Another conversation that has emerged, largely absent in the wake of Paris, has questioned whether Belgium has done enough to combat the sources of terrorism and the radicalization of its Muslim community. Belgium’s relatively small security and intelligence apparatus has been criticized for not being proportionate to its foreign fighter problem. The disenfranchisement of Muslim communities within Belgium has also been highlighted.

Finally, an unfortunate, but increasingly inescapable reaction to these events has been a scapegoating of Syrian refugees by Trumpians in the United States and right-wing Eurosceptics in the EU. This occurred despite the fact that the attackers identified were French and Belgian nationals. In the face of confusion and misleading public narratives, surely the academy has some guidance to offer? Below I have compiled a selection of ISQ articles buttressed with a few from ISR. These articles all address different aspects of topics called to mind by the Brussels attacks. I have divided them into the somewhat artificial subcategories of “terrorism,” “identity, nationalism, and the European Union,” and “migrants and refugees.”

Terrorism

            The growth, evolution, and expanded reach of ISIS’s violence have called into question much of the common-sense notions for understanding and combatting terrorism. As world leaders pledge to eradicate or destroy ISIS, we may be aided by Brian Phillips (2014) article on what accounts for variation in terrorist networks’ longevity.  Furthermore, the strength of ISIS’s recruiting may reaffirm the need to disaggregate terrorist profiles as called for by Perliger, Koehler-Derrick, and Pedahzur (2016).

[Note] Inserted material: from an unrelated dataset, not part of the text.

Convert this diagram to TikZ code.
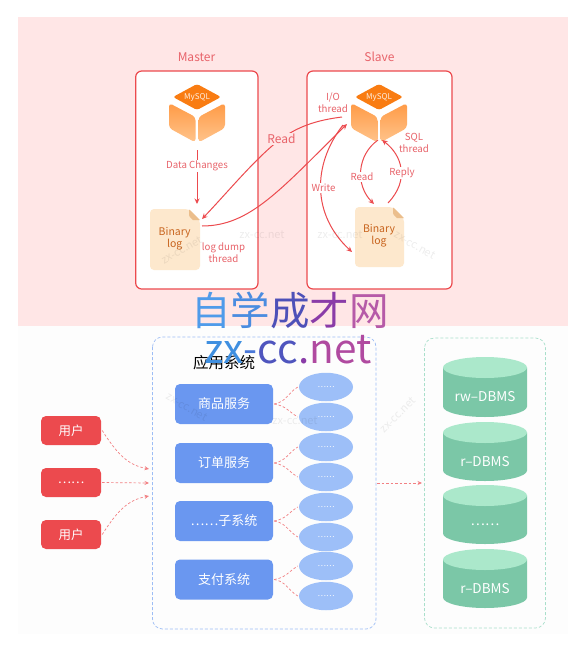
\documentclass[tikz,border=0pt]{standalone}
\usepackage{fontspec}
\setmainfont{Noto Sans CJK SC}
\usetikzlibrary{arrows.meta,shapes.geometric}
\definecolor{cred}{HTML}{EC4A4E}
\definecolor{ctxt}{HTML}{E8636A}
\definecolor{cpink}{HTML}{FFE6E6}
\definecolor{clow}{HTML}{FDFDFD}
\definecolor{cblue}{HTML}{6A97F0}
\definecolor{clblue}{HTML}{9DBFF8}
\definecolor{cdash}{HTML}{9DBDF5}
\definecolor{cgdash}{HTML}{A9DFCB}
\definecolor{cgreen}{HTML}{7BC7A7}
\definecolor{cgtop}{HTML}{ABE8CB}
\definecolor{cfile}{HTML}{FDE8CD}
\definecolor{cfold}{HTML}{EBBE8C}
\definecolor{cfiletxt}{HTML}{C8641E}
\definecolor{corange}{HTML}{F97C12}
\definecolor{corl}{HTML}{FFC48C}
\definecolor{cord}{HTML}{FF9A45}
\tikzset{
  x=1pt,y=-1pt,
  panel/.style={draw=cred,line width=1.2pt,fill=white,rounded corners=6pt},
  ttl/.style={text=ctxt,font=\fontsize{12}{14}\selectfont},
  lbl/.style={text=ctxt,font=\fontsize{9.7}{12}\selectfont,align=center,inner sep=1pt},
  flow/.style={draw=cred,line width=1pt,-{Stealth[length=5.5pt,width=5pt]}},
  userbox/.style={fill=cred,rounded corners=5pt,minimum width=60pt,minimum height=29pt,inner sep=0pt,text=white,font=\fontsize{12.5}{14}\selectfont},
  svc/.style={fill=cblue,rounded corners=5pt,minimum width=98pt,minimum height=40pt,inner sep=0pt,text=white,font=\fontsize{13}{15}\selectfont},
  oval/.style={ellipse,fill=clblue,minimum width=54pt,minimum height=28.5pt,inner sep=0pt,text=white,font=\fontsize{8}{9}\selectfont},
  dashl/.style={draw=cred!70,line width=.7pt,dash pattern=on 2.5pt off 2pt},
  dasha/.style={dashl,-{Stealth[length=4.5pt,width=4pt]}},
  wmk/.style={text=black,opacity=.07,font=\fontsize{11}{13}\selectfont,inner sep=0pt},
}
\newcommand{\cubeat}[3]{%
  \begin{scope}[shift={(#1,#2)}]
    \fill[corange,rounded corners=2.5pt] (0,-13) -- (24,0) -- (0,13) -- (-24,0) -- cycle;
    \path[top color=cord,bottom color=corl,rounded corners=3.5pt] (-28,6) -- (-1.5,20) -- (-1.5,45.5) -- (-28,31) -- cycle;
    \path[top color=cord,bottom color=corl,rounded corners=3.5pt] (28,6) -- (1.5,20) -- (1.5,45.5) -- (28,31) -- cycle;
    \node[text=white!88!corange,font=\fontsize{8}{9}\selectfont,inner sep=0pt] (#3) at (0,0) {MySQL};
  \end{scope}}
\newcommand{\fileat}[7]{%
  \fill[cfile,rounded corners=4pt] (#1,#2) -- (#3-11,#2) -- (#3,#2+11) -- (#3,#4) -- (#1,#4) -- cycle;
  \fill[cfold] (#3-11,#2) -- (#3,#2+11) -- (#3-7,#2+11) [rounded corners=1pt] -- (#3-11,#2+7) -- cycle;
  \node[text=cfiletxt,font=\fontsize{10.5}{12}\selectfont,align=center,inner sep=0pt] (#5) at (#6,#7) {Binary\\log};}
\newcommand{\dbat}[4]{%
  \fill[cgreen] (443,#1+10.5) -- (443,#2-10.5) arc[start angle=180,end angle=360,x radius=42,y radius=-10.5] -- (527,#1+10.5) -- cycle;
  \fill[cgtop] (485,#1+10.5) ellipse[x radius=42,y radius=10.5];
  \node[text=white,font=\fontsize{13.5}{15}\selectfont,inner sep=0pt] (#3) at (485,#1+40) {#4};}
\begin{document}
\begin{tikzpicture}
\useasboundingbox (0,0) rectangle (584,659);
\fill[white] (0,0) rectangle (584,659);
\fill[cpink] (18,17) rectangle (568,326);
\fill[clow] (18,326) rectangle (568,634);

% upper part
\draw[panel] (135.7,71) rectangle (258,289);
\draw[panel] (307,71) rectangle (452,289);
\node[ttl] (mt) at (196.5,57) {Master};
\node[ttl] (st) at (379.5,57) {Slave};
\cubeat{197}{97}{mysqlm}
\cubeat{379}{97}{mysqls}
\fileat{150}{209}{200}{270}{binm}{174.7}{238.5}
\fileat{355}{207}{404}{267}{bins}{379}{236}

\coordinate (dc0) at (197,150);
\coordinate (dc1) at (197,204);
\coordinate (rd0) at (342,117);
\coordinate (rd1) at (202,219);
\coordinate (dp0) at (202,226);
\coordinate (dp1) at (347,124);
\coordinate (wr0) at (343,125);
\coordinate (wr1) at (352,252);
\coordinate (ri0) at (378,140);
\coordinate (ri1) at (374,204);
\coordinate (rp0) at (388,203);
\coordinate (rp1) at (382,140);

\draw[flow] (dc0) -- (dc1);
\draw[flow] (rd0) .. controls (318,120) and (295,126) .. (272,146) .. controls (250,165) and (225,195) .. (rd1);
\draw[flow] (dp0) .. controls (250,226) and (280,190) .. (dp1);
\draw[flow] (wr0) .. controls (312,165) and (312,215) .. (wr1);
\draw[flow] (ri0) .. controls (357,155) and (355,185) .. (ri1);
\draw[flow] (rp0) .. controls (410,180) and (402,155) .. (rp1);

\node[ttl,fill=cpink,inner sep=1.5pt] (rdl) at (281.5,139) {Read};
\node[lbl,fill=white] (dcl) at (197,166) {Data Changes};
\node[lbl,fill=white] (wrl) at (323.5,188) {Write};
\node[lbl,fill=white] (ril) at (362,177) {Read};
\node[lbl,fill=white] (rpl) at (402,173) {Reply};
\node[lbl] (iol) at (333,103) {I/O\\thread};
\node[lbl] (sql) at (414,143) {SQL\\thread};
\node[lbl] (dpl) at (223.5,252.5) {log dump\\thread};

% lower part
\draw[draw=cdash,line width=.7pt,dash pattern=on 3pt off 2pt,rounded corners=10pt] (152.5,337) rectangle (376,629);
\draw[draw=cgdash,line width=.7pt,dash pattern=on 3pt off 2pt,rounded corners=10pt] (424.5,338) rectangle (545.5,628);
\node[font=\fontsize{15.5}{17}\selectfont,inner sep=0pt] (app) at (224,363) {应用系统};

\node[userbox] (u1) at (71,430.5) {用户};
\node[userbox] (u2) at (71,482.5) {……};
\node[userbox] (u3) at (71,534.5) {用户};

\node[svc] (s1) at (224,404) {商品服务};
\node[svc] (s2) at (224,463) {订单服务};
\node[svc] (s3) at (224,521) {……子系统};
\node[svc] (s4) at (224,579.5) {支付系统};

\node[oval] (e1) at (326,387) {……};
\node[oval] (e2) at (326,417) {……};
\node[oval] (e3) at (326,447) {……};
\node[oval] (e4) at (326,477) {……};
\node[oval] (e5) at (326,507) {……};
\node[oval] (e6) at (326,537) {……};
\node[oval] (e7) at (326,566) {……};
\node[oval] (e8) at (326,596) {……};

\coordinate (in1) at (149,469);
\coordinate (in2) at (149,483);
\coordinate (in3) at (149,496);
\draw[dasha] ([xshift=1pt]u1.east) .. controls (118,455) and (128,465) .. (in1);
\draw[dasha] ([xshift=1pt]u2.east) -- (in2);
\draw[dasha] ([xshift=1pt]u3.east) .. controls (118,510) and (128,500) .. (in3);

\foreach \s/\a/\b in {s1/e1/e2,s2/e3/e4,s3/e5/e6,s4/e7/e8}{
  \draw[dashl] ([xshift=1pt]\s.east) .. controls +(12,-2) and +(-10,6) .. ([xshift=-1pt]\a.west);
  \draw[dashl] ([xshift=1pt]\s.east) .. controls +(12,2) and +(-10,-6) .. ([xshift=-1pt]\b.west);
}

\coordinate (ap) at (377,483);
\coordinate (dbin) at (422,483);
\draw[dasha] (ap) -- (dbin);

\dbat{357}{417}{d1}{rw–DBMS}
\dbat{422}{481}{d2}{r–DBMS}
\dbat{485}{544}{d3}{……}
\dbat{549}{608}{d4}{r–DBMS}

% faint watermarks
\node[wmk] (w1) at (262,235) {zx-cc.net};
\node[wmk] (w2) at (340,235) {zx-cc.net};
\node[wmk,rotate=30] (w3) at (182,250) {zx-cc.net};
\node[wmk,rotate=-30] (w4) at (415,245) {zx-cc.net};
\node[wmk,rotate=-30] (w5) at (187,407) {zx-cc.net};
\node[wmk] (w6) at (295,421) {zx-cc.net};
\node[wmk,rotate=45] (w7) at (398,415) {zx-cc.net};

% big overlay text
\node[inner sep=0pt,font=\fontsize{39.5}{41}\selectfont,anchor=center] (wm1) at (290,310.5)
  {\textcolor[HTML]{4F9BEA}{自}\textcolor[HTML]{4A8CE0}{学}\textcolor[HTML]{4E50B8}{成}\textcolor[HTML]{8A3CA8}{才}\textcolor[HTML]{B65AA8}{网}};
\node[inner sep=0pt,font=\fontsize{40.5}{42}\selectfont,anchor=center] (wm2) at (288,350)
  {\textcolor[HTML]{3F8FE0}{zx}\textcolor[HTML]{4A78D8}{-}\textcolor[HTML]{4F55BE}{cc}\textcolor[HTML]{8A3CA8}{.}\textcolor[HTML]{B04AA0}{net}};
\end{tikzpicture}
\end{document}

            In a larger sense, the continued prevalence of terror attacks requires a sustained and perhaps increased commitment to academic study aimed at understanding and ultimately reducing or eliminating this phenomenon. Seeking to methodologically improve research within the field of study, Joe Young and Michael Findley (2011) surveyed a broad range of terrorism literature and called for a greater distinction between domestic and transnational terrorism, as well as an increased use of data containing directed dyads. Examining the impact of unipolarity and globalization on the role of political violence, Damon Coletta (2007) calls for a shift within security studies toward “comparative defense.”

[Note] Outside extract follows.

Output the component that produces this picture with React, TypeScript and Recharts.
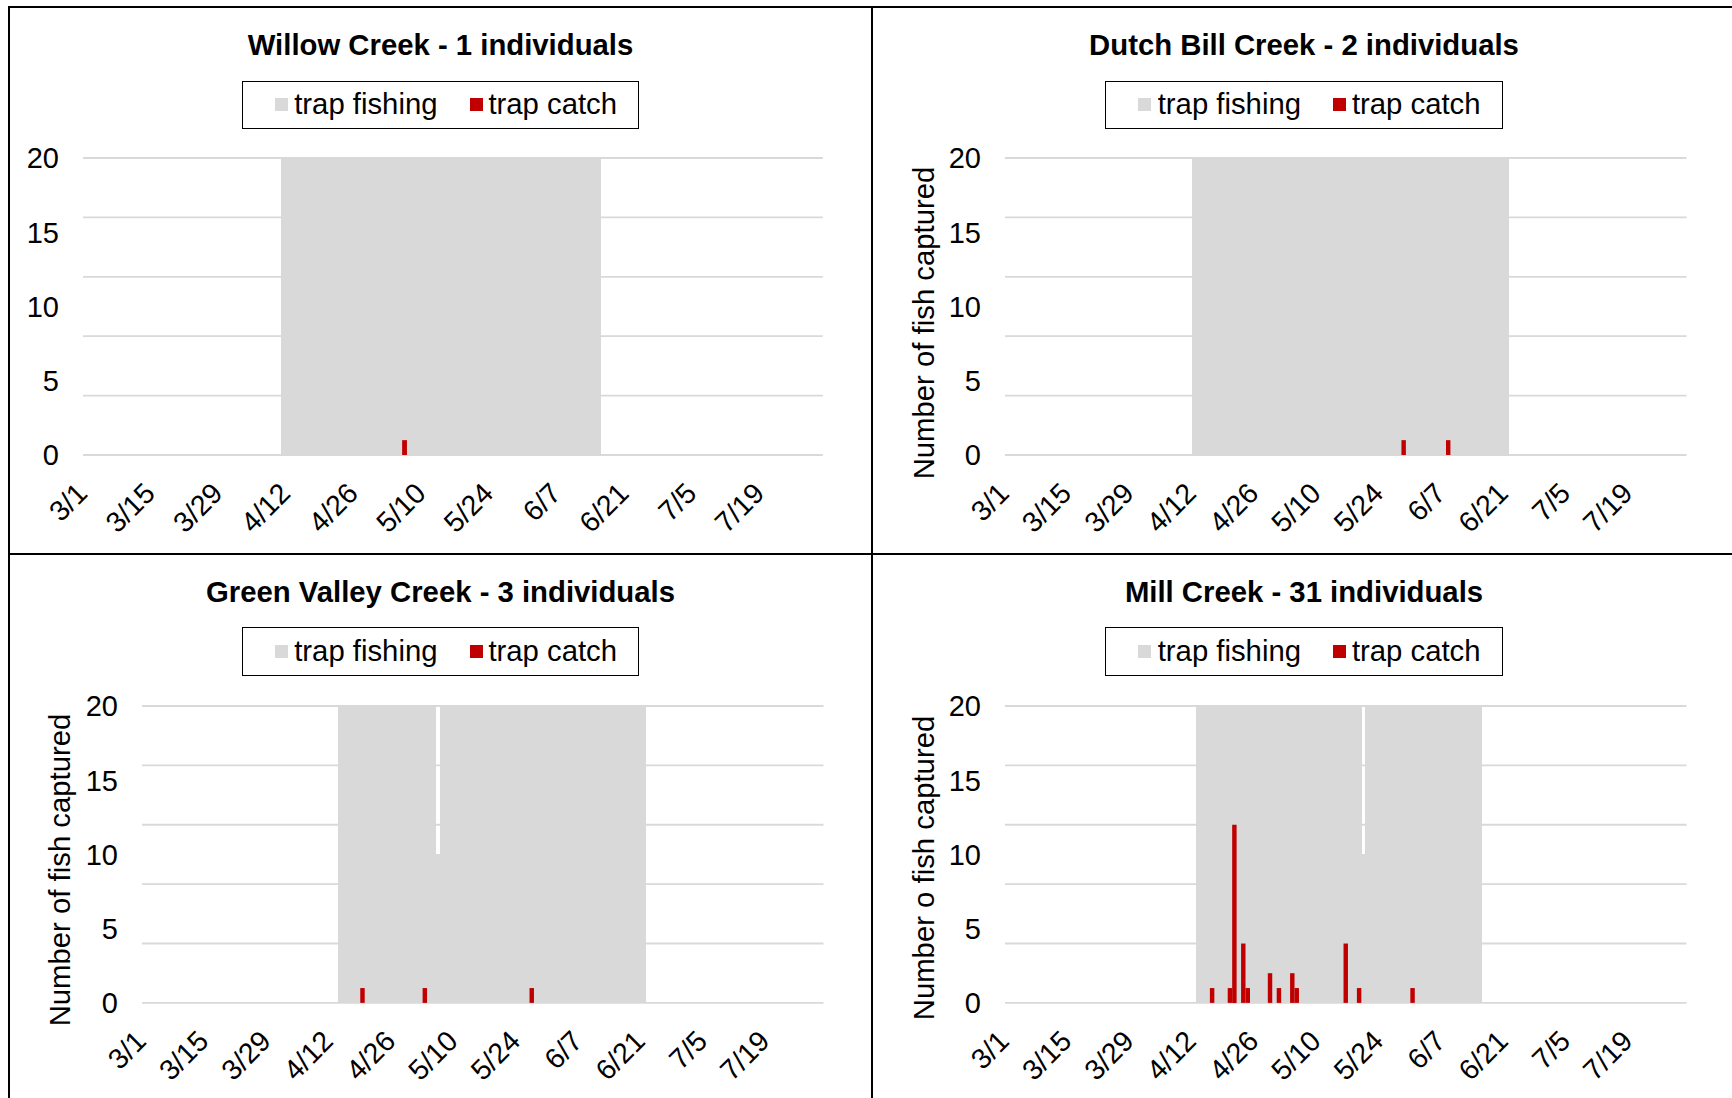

Identity, Nationalism, and European Identity

            With the backlash against German Chancellor Merkel’s refugee policy, increasing right-wing movements across the continent, and the prospects of a looming Brexit, European identity faces major challenges. Such challenges tend to be exacerbated by attacks like those in Brussels. For what it is worth, the pages of ISQ have frequently addressed issues like these.

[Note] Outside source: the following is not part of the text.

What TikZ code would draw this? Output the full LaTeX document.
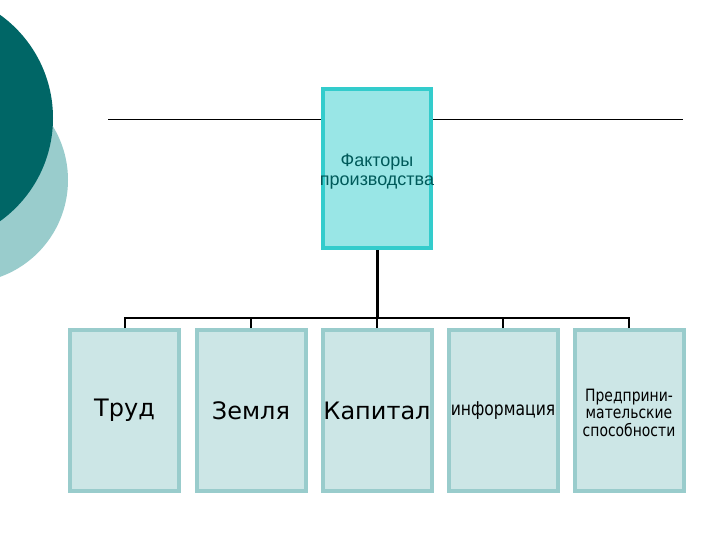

            The status of citizenship for minorities in Europe is raised not only by the refugee crisis, but by the source of violent extremists behind attacks in Paris and Brussels. Jeffrey Checkel’s (1999) constructivist account of the role of international norms in shaping European national identity may be instructive as we continue to grapple with this issue.

            Related to the issue of national identity, Patricia Goff (2000) looks at a phenomenon recently derided by Eurosceptics, the erosion of borders. Contrary to the commonly held view, Goff finds that states are actually innovative in providing new meaning to these boundaries. While this may not be helpful for the people trying to figure out how to control the flow of foreign fighters, it does speak to deeper questions of symbolic meaning that will surely continue to be of importance as the European project is continuously debated. The issue of “Europeanization” is also directly addressed by Subotic (2011).

Migrants, Refugees, and Assimilation

            At first I was averse to including this section, due to the risk it would reinforce the idea that refugees have been responsible for terrorist attacks in Europe. Ultimately, I chose to with faith in the idea that distributing our scholarly knowledge on migration and refugees will dispel ignorance rather than fueling flames of suspicion and xenophobia.

            In 2005, Eric Neumayer tackled directly the issue of asylum migration to Europe. While certainly the issue has changed in the last 11 years, this provides some needed historical context for the long-term problems Europe must face in this regard. His argument about the need to address issues in the country of origin parallels what many policymakers today are saying about the crisis in Syria.

            Sean Richey’s (2010) work on immigration and anti-assimilation attitudes in Japan is ripe for application to the European context. Richey finds that favoring assimilation is actually correlated with increased support for immigration and more favorably beliefs about immigrants’ rights. This dispels simple notions of xenophobia, and while it may not map directly onto the issues facing Europe, it could provide insights for how to balance multiculturalism, some form of assimilation, and security.

            The issue of forced migration may be the scholarly topic with the most pertinence to the situation of Syrian refugees. While it may not have motivated the research, Prakash Adhikari’s (2012) take on the complexity of motivations behind decisions to flee a country serves in part to humanize and guard against the essentialization of migrants into a hostile category of people.

            As European nations continue to weigh more open immigration policies, we do well to keep in mind Kyung Joon Han’s (2015) findings that it is not a simple matter of left v. right that influences these policies, but the specific split of the working class/manual laborers can play a decisive role.